As taxi procuring goes, mine is a fairly rubbish technique. It’s consistently let me down over nearly forty years. It used to be that I’d see a taxi, any taxi, and stick my hand out. These days, I stand with my arm out and hope the taxi sees me. Whether they did or whether they didn’t, or whether they were stuffed with people on the quest to secure the green jumper before 6.30, I shall never know, but my nerves were starting to jangle. Hard to keep your cool in thirty degrees of heat when you feel the jumper of your desires slipping from your grasp.

“Can I help you?” asked a nice woman, then qualified her offer with, “I’m not sure there are any taxis.” I pressed on alone.
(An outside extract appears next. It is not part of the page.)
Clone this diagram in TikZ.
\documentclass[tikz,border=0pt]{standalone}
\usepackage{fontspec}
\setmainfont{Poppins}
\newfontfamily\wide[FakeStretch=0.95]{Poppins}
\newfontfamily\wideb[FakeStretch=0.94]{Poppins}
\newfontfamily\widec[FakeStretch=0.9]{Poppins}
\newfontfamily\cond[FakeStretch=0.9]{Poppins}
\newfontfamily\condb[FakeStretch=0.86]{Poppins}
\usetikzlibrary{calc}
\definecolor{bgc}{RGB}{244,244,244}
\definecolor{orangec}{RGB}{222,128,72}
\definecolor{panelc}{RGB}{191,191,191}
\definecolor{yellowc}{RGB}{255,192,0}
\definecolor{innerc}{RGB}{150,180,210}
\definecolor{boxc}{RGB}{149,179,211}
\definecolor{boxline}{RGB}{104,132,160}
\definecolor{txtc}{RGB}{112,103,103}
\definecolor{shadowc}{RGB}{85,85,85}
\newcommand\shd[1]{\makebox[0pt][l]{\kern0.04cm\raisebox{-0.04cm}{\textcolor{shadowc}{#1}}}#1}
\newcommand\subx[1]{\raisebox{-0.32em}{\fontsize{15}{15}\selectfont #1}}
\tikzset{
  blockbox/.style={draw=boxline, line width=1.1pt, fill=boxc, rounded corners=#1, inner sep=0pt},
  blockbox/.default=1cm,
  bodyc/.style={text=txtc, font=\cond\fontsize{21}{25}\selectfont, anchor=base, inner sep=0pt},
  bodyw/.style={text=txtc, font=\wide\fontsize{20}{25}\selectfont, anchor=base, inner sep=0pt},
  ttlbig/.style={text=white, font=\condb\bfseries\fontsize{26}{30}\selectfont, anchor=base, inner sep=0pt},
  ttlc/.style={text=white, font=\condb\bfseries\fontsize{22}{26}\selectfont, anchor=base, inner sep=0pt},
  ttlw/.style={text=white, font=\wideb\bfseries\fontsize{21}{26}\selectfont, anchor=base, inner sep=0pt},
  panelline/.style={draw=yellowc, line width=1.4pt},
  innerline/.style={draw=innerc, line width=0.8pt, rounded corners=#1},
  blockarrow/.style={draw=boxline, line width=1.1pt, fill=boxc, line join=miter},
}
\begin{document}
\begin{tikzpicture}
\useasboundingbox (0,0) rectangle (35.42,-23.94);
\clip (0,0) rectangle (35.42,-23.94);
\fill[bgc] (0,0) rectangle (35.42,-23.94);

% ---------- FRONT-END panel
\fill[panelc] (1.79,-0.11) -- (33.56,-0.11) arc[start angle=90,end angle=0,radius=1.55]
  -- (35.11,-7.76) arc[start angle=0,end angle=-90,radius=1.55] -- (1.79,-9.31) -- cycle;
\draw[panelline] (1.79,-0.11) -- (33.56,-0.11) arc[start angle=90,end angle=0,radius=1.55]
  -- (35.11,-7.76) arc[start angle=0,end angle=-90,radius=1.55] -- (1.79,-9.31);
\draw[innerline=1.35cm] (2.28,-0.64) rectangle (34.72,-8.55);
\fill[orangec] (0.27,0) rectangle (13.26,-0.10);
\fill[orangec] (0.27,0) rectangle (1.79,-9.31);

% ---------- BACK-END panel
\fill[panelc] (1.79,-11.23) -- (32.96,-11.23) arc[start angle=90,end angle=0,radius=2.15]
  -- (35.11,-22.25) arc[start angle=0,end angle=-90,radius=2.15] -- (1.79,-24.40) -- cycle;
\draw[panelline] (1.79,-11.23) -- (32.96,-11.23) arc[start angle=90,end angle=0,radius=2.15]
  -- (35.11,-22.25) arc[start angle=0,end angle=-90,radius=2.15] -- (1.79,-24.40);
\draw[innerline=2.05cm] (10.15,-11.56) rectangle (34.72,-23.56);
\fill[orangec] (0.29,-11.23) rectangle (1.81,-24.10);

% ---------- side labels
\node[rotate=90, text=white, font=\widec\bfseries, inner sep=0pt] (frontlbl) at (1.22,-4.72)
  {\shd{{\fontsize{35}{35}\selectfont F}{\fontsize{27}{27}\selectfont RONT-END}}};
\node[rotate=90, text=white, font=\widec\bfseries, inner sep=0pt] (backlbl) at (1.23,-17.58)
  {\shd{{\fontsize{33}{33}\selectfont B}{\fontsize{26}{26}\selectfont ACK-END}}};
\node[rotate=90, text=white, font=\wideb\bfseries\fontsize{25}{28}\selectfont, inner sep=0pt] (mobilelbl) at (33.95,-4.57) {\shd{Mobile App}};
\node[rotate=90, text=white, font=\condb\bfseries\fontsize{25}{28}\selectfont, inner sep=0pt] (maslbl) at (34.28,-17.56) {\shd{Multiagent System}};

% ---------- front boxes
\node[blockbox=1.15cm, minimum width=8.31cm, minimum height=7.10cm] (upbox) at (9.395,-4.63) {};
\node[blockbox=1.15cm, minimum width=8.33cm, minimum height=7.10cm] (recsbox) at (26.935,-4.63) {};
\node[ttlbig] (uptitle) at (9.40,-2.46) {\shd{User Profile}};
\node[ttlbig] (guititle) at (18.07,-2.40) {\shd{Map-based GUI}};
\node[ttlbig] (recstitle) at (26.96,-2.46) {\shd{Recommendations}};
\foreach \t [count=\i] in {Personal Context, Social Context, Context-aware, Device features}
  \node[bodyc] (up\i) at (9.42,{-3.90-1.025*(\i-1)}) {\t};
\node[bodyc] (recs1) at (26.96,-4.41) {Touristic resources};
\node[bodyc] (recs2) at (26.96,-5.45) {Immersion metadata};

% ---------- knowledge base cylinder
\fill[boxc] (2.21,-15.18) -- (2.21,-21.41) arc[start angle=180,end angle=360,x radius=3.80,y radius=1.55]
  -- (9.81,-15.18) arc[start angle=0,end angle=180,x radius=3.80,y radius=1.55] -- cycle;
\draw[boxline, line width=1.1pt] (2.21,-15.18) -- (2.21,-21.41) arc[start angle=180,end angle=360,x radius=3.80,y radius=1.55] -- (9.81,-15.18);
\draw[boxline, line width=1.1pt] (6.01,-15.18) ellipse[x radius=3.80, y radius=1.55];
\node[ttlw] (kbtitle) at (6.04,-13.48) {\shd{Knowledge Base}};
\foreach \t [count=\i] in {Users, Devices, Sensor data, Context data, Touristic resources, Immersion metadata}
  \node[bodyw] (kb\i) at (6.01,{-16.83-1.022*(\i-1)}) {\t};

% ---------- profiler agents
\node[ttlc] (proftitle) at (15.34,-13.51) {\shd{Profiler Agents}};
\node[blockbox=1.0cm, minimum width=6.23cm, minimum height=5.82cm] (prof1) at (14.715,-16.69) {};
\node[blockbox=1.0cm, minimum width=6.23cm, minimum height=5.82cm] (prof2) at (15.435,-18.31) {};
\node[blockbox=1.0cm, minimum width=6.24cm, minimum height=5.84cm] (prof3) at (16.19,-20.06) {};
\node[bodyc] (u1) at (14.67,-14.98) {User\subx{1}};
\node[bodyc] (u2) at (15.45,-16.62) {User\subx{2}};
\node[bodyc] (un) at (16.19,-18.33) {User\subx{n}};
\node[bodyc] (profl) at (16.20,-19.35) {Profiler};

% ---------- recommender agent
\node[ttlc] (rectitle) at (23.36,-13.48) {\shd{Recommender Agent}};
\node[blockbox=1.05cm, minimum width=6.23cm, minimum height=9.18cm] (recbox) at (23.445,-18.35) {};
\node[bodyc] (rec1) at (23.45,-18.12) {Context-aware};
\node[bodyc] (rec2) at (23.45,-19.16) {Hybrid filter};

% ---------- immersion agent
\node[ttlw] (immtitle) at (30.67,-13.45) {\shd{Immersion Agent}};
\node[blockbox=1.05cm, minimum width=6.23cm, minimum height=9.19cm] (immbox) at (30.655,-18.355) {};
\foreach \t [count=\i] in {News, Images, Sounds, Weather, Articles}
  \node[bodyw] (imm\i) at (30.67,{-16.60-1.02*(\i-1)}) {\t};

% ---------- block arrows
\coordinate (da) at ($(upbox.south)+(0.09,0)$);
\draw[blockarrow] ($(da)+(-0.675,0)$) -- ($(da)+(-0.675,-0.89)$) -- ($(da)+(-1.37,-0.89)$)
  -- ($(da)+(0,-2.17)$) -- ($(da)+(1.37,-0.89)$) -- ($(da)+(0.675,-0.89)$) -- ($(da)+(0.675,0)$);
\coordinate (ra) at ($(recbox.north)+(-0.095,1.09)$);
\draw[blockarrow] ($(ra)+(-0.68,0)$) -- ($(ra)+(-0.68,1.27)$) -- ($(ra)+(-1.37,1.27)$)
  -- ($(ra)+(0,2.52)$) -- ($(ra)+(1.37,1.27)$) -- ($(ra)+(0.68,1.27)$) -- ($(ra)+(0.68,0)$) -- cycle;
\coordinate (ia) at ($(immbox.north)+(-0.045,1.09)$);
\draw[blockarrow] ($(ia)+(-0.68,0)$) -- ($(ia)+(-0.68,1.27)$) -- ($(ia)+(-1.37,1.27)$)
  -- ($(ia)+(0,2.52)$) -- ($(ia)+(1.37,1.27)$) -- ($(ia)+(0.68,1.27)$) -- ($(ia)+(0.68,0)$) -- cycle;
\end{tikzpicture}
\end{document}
Just as I was about to give up Prince Charming was at my elbow. “That is a rubbish technique you’ve got.”

“I know. I’m on a deadline. I think I’ll give up and go home,” I said.

“Don’t do that.  I’m going to get you a taxi. Stay there. I’ll be back with a taxi, and  I always do what I say I will do.”

“I always do what I say I will do,” is the mantra of just about every man I know. It’s how you know that you won’t see them for dust. Then, just like that, he was gone. Ah well. It wasn’t meant to be.

As I took my first steps to leave, he was back. “I’ve got you a taxi. Hold my hand,” he commanded. At this point I might normally say, “I’ll just follow on,” but I willingly obeyed as we hot footed it across the road. “Take this woman to Upper Street. She’s against the clock.” We did it with five minutes to spare.

Five minutes before closing time is never the optimum moment to present yourself for a fitting.  I can’t say I won any favours. The jumper didn’t fit. They locked up and went on a hunt for one that did and hadn’t been reserved. There was one left.

I wonder if Cinderella felt like this? Possibly she did. Whatever the thrill of the chase, and I include Prince Charming in this, I wonder how much I really needed that jumper, now languishing in its wrapping. It will be a lovely surprise when I open it and think how beautiful the colour and fall in love again.